De las veintiocho «soluciones propuestas» a la sazón las dos terceras partes proponían el exterminio físico. (Las cifras resultan de la investigación de Klemens Felden sobre 51 escritores y publicaciones judeofóbicas de Alemania entre 1861 y 1895).

El caldo de cultivo estaba listo para el estallido, y sólo faltaba un líder que lo concretara, aunque la Primera Guerra Mundial mantuvo el designio a fuego lento hasta que concluyó con un escenario preparado para lo peor.

Hoy en día, el antisionismo no se priva de esgrimir de modo explícito la necesidad imperiosa de eliminar a Israel, lo que ha transformado al Estado judío, entre otras singularidades, en el único Estado del mundo amenazado con destrucción total.

El impulso germánico eliminador se ha trasladado a los ayatolas iraníes. Son ellos los que proclaman la necesidad de destruir Israel, y procuran armas atómicas para conseguirlo.

El mes pasado, mientras se llevaban a cabo las negociaciones en la ciudad suiza de Lausana para limitar el programa nuclear iraní, uno de los comandantes de Guardias Revolucionarios de Irán, Mohamed Reza Naqdi, advirtió que «la destrucción de Israel no es negociable».

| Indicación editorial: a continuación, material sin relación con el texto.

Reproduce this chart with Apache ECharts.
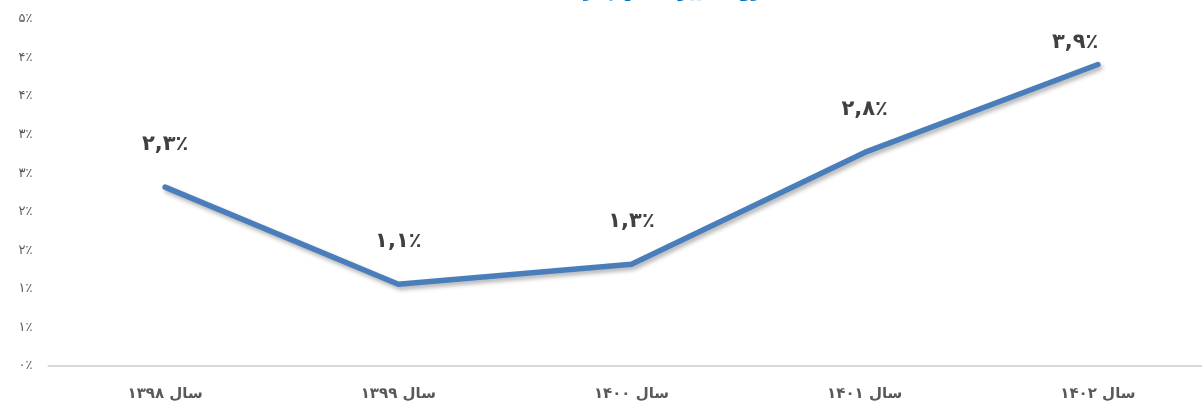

Suponemos que sobre ningún otro país del mundo se habría aceptado semejante bravata, pero en este caso, los países interlocutores siguieron negociando todo lo demás. No sólo ello: EEUU, Gran Bretaña, Francia, Rusia, China, Alemania y la Unión Europea llegaron unos días después a un acuerdo con Irán que debe ser formalizado el mes que viene. (Permítaseme resaltar que entre los que concordaron con los ayatolás se hallaba el ministro alemán Frank-Walter Steinmeier, quien lejos de incomodarse sonrió junto a su par iraní).

La experiencia del siglo XX sobre cómo terminan las amenazas de exterminio parece no obrar de escarmiento en el siglo XXI, y se sigue soslayando el peligro. Sus raíces pueden hallarse en un arquetipo bíblico de la época del rey Xerxes I (el Asuero del libro de Ester 3:5-7). Su ministro Amán le aconseja destruir a «un pueblo esparcido y diseminado en todas las provincias del reino, cuyas leyes son diferentes; no conviene al rey dejarlos vivir». El mensaje, desde el mismo país, se ha actualizado ante un mundo que le hace caso omiso.